Mitsubishi UFJ Financial Group Inc., Japan's biggest bank, plans to sell bonds linked to earthquake risk to tap demand from investors seeking higher returns and from companies to hedge the cost of potential damage.

Mitsubishi UFJ Securities Co. will sell Japanese companies contracts that protect against losses from earthquakes, said Yusaku Manabe, a deputy general manager at the investment bank's products and solutions division. It will then sell so-called catastrophe bonds backed by those contracts to overseas investors.

Japan, one of the world's most earthquake-prone countries, is located in a zone where the Eurasian, Pacific, Philippine and North American tectonic plates meet.

Japanese companies can contract to protect against damage to facilities and revenue declines caused by earthquakes using the new product, Manabe said. The greater the probability of an earthquake, the higher the premium buyers will pay, he said.

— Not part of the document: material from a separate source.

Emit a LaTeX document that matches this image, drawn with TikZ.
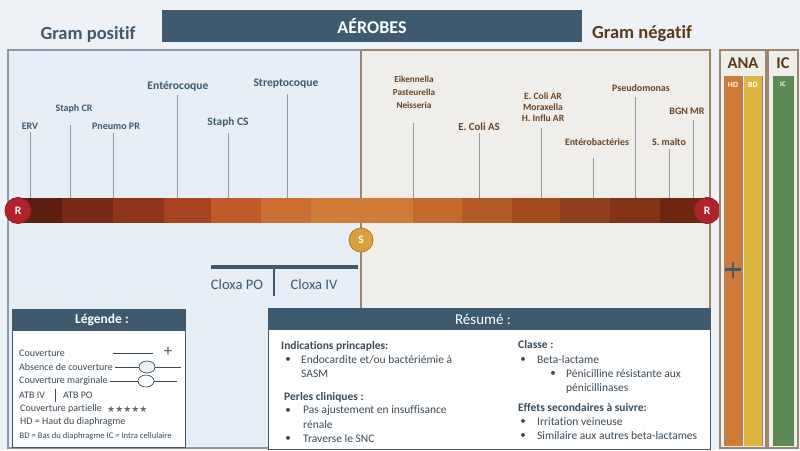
\documentclass[tikz,border=0pt]{standalone}
\usepackage{fontspec}
\setmainfont{Carlito}[Ligatures=NoCommon]
\newfontfamily\symfont{DejaVu Sans}
\definecolor{bgc}{HTML}{EEF1F6}
\definecolor{slate}{HTML}{3E5A6F}
\definecolor{lpanel}{HTML}{E7EEF6}
\definecolor{lborder}{HTML}{8A9AAB}
\definecolor{rpanel}{HTML}{F0EEEA}
\definecolor{rborder}{HTML}{9C8670}
\definecolor{brownt}{HTML}{6A4424}
\definecolor{gneg}{HTML}{5B3A1C}
\definecolor{tickc}{HTML}{8E99A4}
\definecolor{rred}{HTML}{B1232B}
\definecolor{rredd}{HTML}{8C1A20}
\definecolor{sgold}{HTML}{D9A03B}
\definecolor{sgoldd}{HTML}{B07A22}
\definecolor{hdc}{HTML}{D07A38}
\definecolor{bdc}{HTML}{DDB540}
\definecolor{icc}{HTML}{5B8A55}
\definecolor{txt}{HTML}{3A4A58}
\definecolor{sa}{HTML}{5C1F0F}
\definecolor{sb}{HTML}{782A16}
\definecolor{sc}{HTML}{8E3519}
\definecolor{sd}{HTML}{A9421E}
\definecolor{se}{HTML}{C05A28}
\definecolor{sf}{HTML}{CB6F34}
\definecolor{sg}{HTML}{D17B38}
\definecolor{sh}{HTML}{C46A2E}
\definecolor{si}{HTML}{B45A26}
\definecolor{sj}{HTML}{A34A1F}
\definecolor{sk}{HTML}{92401C}
\definecolor{sl}{HTML}{823316}
\definecolor{sm}{HTML}{6E2510}
\newcommand\fsz[1]{\fontsize{#1}{#1}\selectfont}
\begin{document}
\begin{tikzpicture}[x=1pt,y=-1pt,
  lbl/.style={font=\bfseries\fsz{#1}, text=slate, inner sep=0pt},
  rlbl/.style={font=\bfseries\fsz{#1}, text=brownt, inner sep=0pt},
  tickline/.style={draw=tickc, line width=0.9pt},
  rcirc/.style={circle, fill=rred, draw=rredd, line width=0.8pt, minimum size=26pt, inner sep=0pt, text=white, font=\bfseries\fsz{11.5}},
  scirc/.style={circle, fill=sgold, draw=sgoldd, line width=0.8pt, minimum size=24pt, inner sep=0pt, text=white, font=\bfseries\fsz{11.5}},
  body/.style={font=\fsz{11.5}, text=txt, inner sep=0pt, anchor=west},
  bhead/.style={font=\bfseries\fsz{11.5}, text=txt, inner sep=0pt, anchor=west},
  leg/.style={font=\fsz{10}, text=txt, inner sep=0pt, anchor=west},
  bul/.style={font=\fsz{11}, text=txt, inner sep=0pt},
]
\fill[bgc] (0,0) rectangle (800,450);
\useasboundingbox (0,0) rectangle (800,450);

% panels
\draw[rborder, fill=rpanel, line width=1.5pt] (361,50) rectangle (710,448);
\draw[lborder, fill=lpanel, line width=1.5pt] (8,50) rectangle (361,448);
\draw[rborder, line width=1.5pt] (361,50) -- (361,308);

% banner
\node[fill=slate, minimum width=420pt, minimum height=32pt, inner sep=0pt, text=white, font=\bfseries\fsz{18}] (banner) at (372,26) {AÉROBES};
\node[font=\bfseries\fsz{18.5}, text=slate, inner sep=0pt] (gpos) at (88,34) {Gram positif};
\node[font=\bfseries\fsz{18.5}, text=gneg, inner sep=0pt] (gneg) at (642,34) {Gram négatif};

% tick lines
\foreach \x/\t in {30/132,70/125,113/133,177/95,228/133,287/94,413/123,479/133,541/128,593/158,635/97,669/149,693/120}
  \draw[tickline] (\x,\t) -- (\x,198);

% bar
\foreach \a/\b/\c in {18/62/sa,62/113/sb,113/164/sc,164/211/sd,211/261/se,261/311/sf,311/413/sg,413/462/sh,462/512/si,512/560/sj,560/610/sk,610/660/sl,660/707/sm}
  \fill[\c] (\a,198) rectangle (\b,223);

\node[rcirc] (rl) at (18,210.5) {R};
\node[rcirc] (rr) at (707,210.5) {R};
\node[scirc] (s) at (361,240) {S};

% labels gram positive
\node[lbl=10] (erv) at (30,126) {ERV};
\node[lbl=10] (scr) at (74,109) {Staph CR};
\node[lbl=10] (ppr) at (116,126) {Pneumo PR};
\node[lbl=11.6] (ent) at (178,86) {Entérocoque};
\node[lbl=11.4] (scs) at (228,122.5) {Staph CS};
\node[lbl=11.6] (strep) at (286,84) {Streptocoque};
% labels gram negative
\node[rlbl=9.2] (eik) at (414,79.5) {Eikennella};
\node[rlbl=9.2] (pas) at (414,92.5) {Pasteurella};
\node[rlbl=9.2] (nei) at (414,105.5) {Neisseria};
\node[rlbl=10.8] (ecas) at (479,127) {E. Coli AS};
\node[rlbl=9.6] (ecar) at (543,96) {E. Coli AR};
\node[rlbl=9.6] (mor) at (543,107) {Moraxella};
\node[rlbl=9.6] (hin) at (543,118.5) {H. Influ AR};
\node[rlbl=9.8] (entb) at (597,142) {Entérobactéries};
\node[rlbl=9.9] (pse) at (641,88) {Pseudomonas};
\node[rlbl=10] (smal) at (669,142) {S. malto};
\node[rlbl=10] (bgn) at (687,111) {BGN MR};

% cloxa
\coordinate (cl1) at (211,267);
\coordinate (cl2) at (358,267);
\coordinate (cd1) at (274,267);
\coordinate (cd2) at (274,296);
\draw[slate, line width=4pt] (cl1) -- (cl2);
\draw[slate, line width=2pt] (cd1) -- (cd2);
\node[font=\fsz{14.6}, text=slate, inner sep=0pt] (cpo) at (237,284) {Cloxa PO};
\node[font=\fsz{14.6}, text=slate, inner sep=0pt] (civ) at (314,284) {Cloxa IV};

% ANA / IC columns
\draw[rborder, fill=rpanel, line width=1.2pt] (720,50) rectangle (766,448);
\draw[rborder, fill=rpanel, line width=1.2pt] (768,50) rectangle (798,448);
\fill[hdc] (724,76) rectangle (742.5,446);
\fill[bdc] (743.5,76) rectangle (762,446);
\fill[icc] (773,76) rectangle (794,446);
\draw[rborder, line width=0.6pt] (742.5,76) -- (742.5,446);
\draw[rborder, line width=0.6pt] (762.5,76) -- (762.5,446);
\draw[rborder, line width=0.6pt] (724,76) -- (724,446);
\node[font=\bfseries\fsz{16.5}, text=gneg, inner sep=0pt] (ana) at (743,63) {ANA};
\node[font=\bfseries\fsz{16.5}, text=gneg, inner sep=0pt] (ic) at (783,63) {IC};
\node[font=\bfseries\fsz{8}, text=white, inner sep=0pt] (hd) at (733,84.5) {HD};
\node[font=\bfseries\fsz{8}, text=white, inner sep=0pt] (bd) at (753,84.5) {BD};
\node[font=\bfseries\fsz{7}, text=white, inner sep=0pt] (icl) at (783,84) {IC};
\draw[slate, line width=2.5pt] (725,269.5) -- (741,269.5) (733,261.5) -- (733,277.5);

% legend box
\draw[slate, fill=white, line width=1pt] (12,309) rectangle (185,447);
\fill[slate] (12,309) rectangle (185,331);
\node[font=\bfseries\fsz{13.5}, text=white, inner sep=0pt] (legh) at (102,320) {Légende :};
\node[leg] (l1) at (19,353) {Couverture};
\draw[txt, line width=0.7pt] (113,353) -- (153,353);
\node[font=\fsz{17}, text=slate, inner sep=0pt] (lplus) at (168,352) {+};
\node[leg] (l2) at (19,367) {Absence de couverture};
\draw[txt, line width=0.7pt] (114.5,367) -- (181,367);
\draw[txt, fill=lpanel!80!gray!40, line width=0.7pt] (147,367) ellipse [x radius=8, y radius=6];
\node[leg] (l3) at (19,381) {Couverture marginale};
\draw[txt, line width=0.7pt] (110,381) -- (177,381);
\draw[txt, fill=white, line width=0.7pt] (146,381) ellipse [x radius=8, y radius=6];
\node[leg] (l4) at (19,395) {ATB IV};
\draw[txt, line width=0.8pt] (55,389) -- (55,402);
\node[leg] (l5) at (63,395) {ATB PO};
\node[leg] (l6) at (20,409) {Couverture partielle};
\node[font=\symfont\fsz{9}, text=txt!80, inner sep=0pt, anchor=west] (stars) at (107,409) {★★★★★};
\node[leg] (l7) at (20,422) {HD = Haut du diaphragme};
\node[font=\fsz{8.6}, text=txt, inner sep=0pt, anchor=west] (l8) at (19.5,436) {BD = Bas du diaphragme IC = Intra cellulaire};

% resume box
\draw[slate, fill=white, line width=1pt] (268,308) rectangle (710,449);
\fill[slate] (268,308) rectangle (710,330);
\node[font=\fsz{15}, text=white, inner sep=0pt] (resh) at (483,319) {Résumé :};

\node[bhead] (ip) at (281,346) {Indications princaples:};
\node[bul] (b1) at (288,360) {•};
\node[body] (t1) at (301,360) {Endocardite et/ou bactériémie à};
\node[body] (t1b) at (301,374) {SASM};
\node[bhead] (pc) at (284,397) {Perles cliniques :};
\node[bul] (b2) at (288,411) {•};
\node[body] (t2) at (303,411) {Pas ajustement en insuffisance};
\node[body] (t2b) at (303,425) {rénale};
\node[bul] (b3) at (288,439) {•};
\node[body] (t3) at (303,439) {Traverse le SNC};

\node[bhead] (cls) at (518,345) {Classe :};
\node[bul] (b4) at (523,360) {•};
\node[body] (t4) at (537,360) {Beta-lactame};
\node[bul] (b5) at (553,374) {•};
\node[body] (t5) at (566,374) {Pénicilline résistante aux};
\node[body] (t5b) at (566,388) {pénicillinases};
\node[bhead] (eff) at (518,408) {Effets secondaires à suivre:};
\node[bul] (b6) at (523,422) {•};
\node[body] (t6) at (537,422) {Irritation veineuse};
\node[bul] (b7) at (523,436) {•};
\node[body] (t7) at (537,436) {Similaire aux autres beta-lactames};
\end{tikzpicture}
\end{document}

The nation's biggest recent quake killed 11 and injured more than 1,000 on July 16 in Niigata Prefecture. Damage from the magnitude-6.8 temblor forced Tokyo Electric Power Co. to shut down its biggest nuclear power plant. A quake near the same area in 2004 killed 33 people. Manabe declined to disclose the timing or scale of the initial bond sale because the securities will be placed privately.